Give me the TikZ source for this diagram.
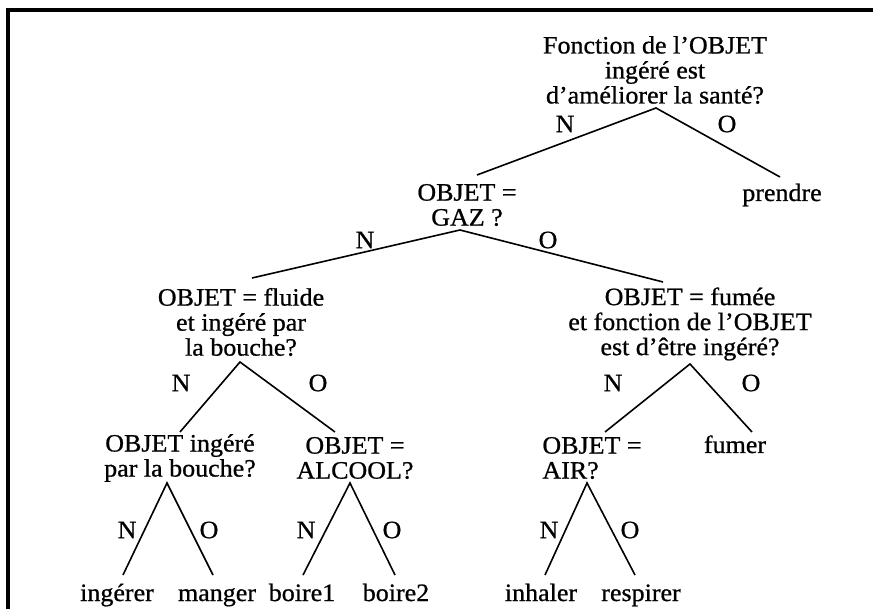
\documentclass[tikz,border=0pt]{standalone}
\usepackage{fontspec}
\setmainfont[FakeStretch=1.04,FakeBold=0.8]{Liberation Serif}
\begin{document}
\begin{tikzpicture}[x=1pt,y=-1pt,
  txt/.style={inner sep=0pt,align=center,font=\fontsize{25}{25}\selectfont},
  one/.style={txt,anchor=base},
  lbl/.style={inner sep=0pt,font=\fontsize{25}{25}\selectfont},
  br/.style={line width=1.6pt},
  frame/.style={line width=3.5pt}]
\useasboundingbox (0,0) rectangle (873,609);
% frame
\coordinate (f1) at (8,609);
\coordinate (f2) at (8,10);
\coordinate (f3) at (873,10);
\draw[frame] (f1) -- (f2) -- (f3);
% question nodes
\node[txt] (root) at (655,70) {Fonction de l'OBJET\\ingéré est\\d'améliorer la santé?};
\node[txt] (gaz) at (467,205) {OBJET =\\GAZ ?};
\node[one] (prendre) at (782,201) {prendre};
\node[txt] (fluide) at (241,322) {OBJET = fluide\\et ingéré par\\la bouche?};
\node[txt] (fumee) at (690,324) {OBJET = fumée\\et fonction de l'OBJET\\est d'être ingéré?};
\node[txt] (ingere) at (180,458) {OBJET ingéré\\par la bouche?};
\node[txt] (alcool) at (355,458) {OBJET =\\ALCOOL?};
\node[txt,align=left] (air) at (592,458) {OBJET =\\AIR?};
\node[one] (fumer) at (735,453) {fumer};
% leaves
\node[one] (l1) at (117,601) {ingérer};
\node[one] (l2) at (217,601) {manger};
\node[one] (l3) at (302,601) {boire1};
\node[one] (l4) at (396,601) {boire2};
\node[one] (l5) at (541,601) {inhaler};
\node[one] (l6) at (641,601) {respirer};
% labels
\node[lbl] (n1) at (565,124) {N};
\node[lbl] (o1) at (727,124) {O};
\node[lbl] (n2) at (365,240) {N};
\node[lbl] (o2) at (548,240) {O};
\node[lbl] (n3) at (181,383) {N};
\node[lbl] (o3) at (318,383) {O};
\node[lbl] (n4) at (613,383) {N};
\node[lbl] (o4) at (751,383) {O};
\node[lbl] (n5) at (127,530) {N};
\node[lbl] (o5) at (209,530) {O};
\node[lbl] (n6) at (306,530) {N};
\node[lbl] (o6) at (392,530) {O};
\node[lbl] (n7) at (549,530) {N};
\node[lbl] (o7) at (630,530) {O};
% branch points
\coordinate (a1) at (656,108);
\coordinate (a1l) at (477,175);
\coordinate (a1r) at (780,177);
\coordinate (a2) at (460,230);
\coordinate (a2l) at (252,278);
\coordinate (a2r) at (663,282);
\coordinate (a3) at (240,362);
\coordinate (a3l) at (180,432);
\coordinate (a3r) at (335,432);
\coordinate (a4) at (690,364);
\coordinate (a4l) at (605,432);
\coordinate (a4r) at (752,432);
\coordinate (a5) at (167,483);
\coordinate (a5l) at (123,575);
\coordinate (a5r) at (213,575);
\coordinate (a6) at (350,483);
\coordinate (a6l) at (303,575);
\coordinate (a6r) at (395,575);
\coordinate (a7) at (587,483);
\coordinate (a7l) at (545,575);
\coordinate (a7r) at (635,575);
\draw[br] (a1l) -- (a1) -- (a1r);
\draw[br] (a2l) -- (a2) -- (a2r);
\draw[br] (a3l) -- (a3) -- (a3r);
\draw[br] (a4l) -- (a4) -- (a4r);
\draw[br] (a5l) -- (a5) -- (a5r);
\draw[br] (a6l) -- (a6) -- (a6r);
\draw[br] (a7l) -- (a7) -- (a7r);
\end{tikzpicture}
\end{document}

· · ·

> _What you need to do_:
The material above holds pictures; copy everything else in it exactly.

> _Complete response_:
Give me the TikZ source for this diagram.
\documentclass[tikz,border=0pt]{standalone}
\usepackage{fontspec}
\setmainfont[FakeStretch=1.04,FakeBold=0.8]{Liberation Serif}
\begin{document}
\begin{tikzpicture}[x=1pt,y=-1pt,
  txt/.style={inner sep=0pt,align=center,font=\fontsize{25}{25}\selectfont},
  one/.style={txt,anchor=base},
  lbl/.style={inner sep=0pt,font=\fontsize{25}{25}\selectfont},
  br/.style={line width=1.6pt},
  frame/.style={line width=3.5pt}]
\useasboundingbox (0,0) rectangle (873,609);
% frame
\coordinate (f1) at (8,609);
\coordinate (f2) at (8,10);
\coordinate (f3) at (873,10);
\draw[frame] (f1) -- (f2) -- (f3);
% question nodes
\node[txt] (root) at (655,70) {Fonction de l'OBJET\\ingéré est\\d'améliorer la santé?};
\node[txt] (gaz) at (467,205) {OBJET =\\GAZ ?};
\node[one] (prendre) at (782,201) {prendre};
\node[txt] (fluide) at (241,322) {OBJET = fluide\\et ingéré par\\la bouche?};
\node[txt] (fumee) at (690,324) {OBJET = fumée\\et fonction de l'OBJET\\est d'être ingéré?};
\node[txt] (ingere) at (180,458) {OBJET ingéré\\par la bouche?};
\node[txt] (alcool) at (355,458) {OBJET =\\ALCOOL?};
\node[txt,align=left] (air) at (592,458) {OBJET =\\AIR?};
\node[one] (fumer) at (735,453) {fumer};
% leaves
\node[one] (l1) at (117,601) {ingérer};
\node[one] (l2) at (217,601) {manger};
\node[one] (l3) at (302,601) {boire1};
\node[one] (l4) at (396,601) {boire2};
\node[one] (l5) at (541,601) {inhaler};
\node[one] (l6) at (641,601) {respirer};
% labels
\node[lbl] (n1) at (565,124) {N};
\node[lbl] (o1) at (727,124) {O};
\node[lbl] (n2) at (365,240) {N};
\node[lbl] (o2) at (548,240) {O};
\node[lbl] (n3) at (181,383) {N};
\node[lbl] (o3) at (318,383) {O};
\node[lbl] (n4) at (613,383) {N};
\node[lbl] (o4) at (751,383) {O};
\node[lbl] (n5) at (127,530) {N};
\node[lbl] (o5) at (209,530) {O};
\node[lbl] (n6) at (306,530) {N};
\node[lbl] (o6) at (392,530) {O};
\node[lbl] (n7) at (549,530) {N};
\node[lbl] (o7) at (630,530) {O};
% branch points
\coordinate (a1) at (656,108);
\coordinate (a1l) at (477,175);
\coordinate (a1r) at (780,177);
\coordinate (a2) at (460,230);
\coordinate (a2l) at (252,278);
\coordinate (a2r) at (663,282);
\coordinate (a3) at (240,362);
\coordinate (a3l) at (180,432);
\coordinate (a3r) at (335,432);
\coordinate (a4) at (690,364);
\coordinate (a4l) at (605,432);
\coordinate (a4r) at (752,432);
\coordinate (a5) at (167,483);
\coordinate (a5l) at (123,575);
\coordinate (a5r) at (213,575);
\coordinate (a6) at (350,483);
\coordinate (a6l) at (303,575);
\coordinate (a6r) at (395,575);
\coordinate (a7) at (587,483);
\coordinate (a7l) at (545,575);
\coordinate (a7r) at (635,575);
\draw[br] (a1l) -- (a1) -- (a1r);
\draw[br] (a2l) -- (a2) -- (a2r);
\draw[br] (a3l) -- (a3) -- (a3r);
\draw[br] (a4l) -- (a4) -- (a4r);
\draw[br] (a5l) -- (a5) -- (a5r);
\draw[br] (a6l) -- (a6) -- (a6r);
\draw[br] (a7l) -- (a7) -- (a7r);
\end{tikzpicture}
\end{document}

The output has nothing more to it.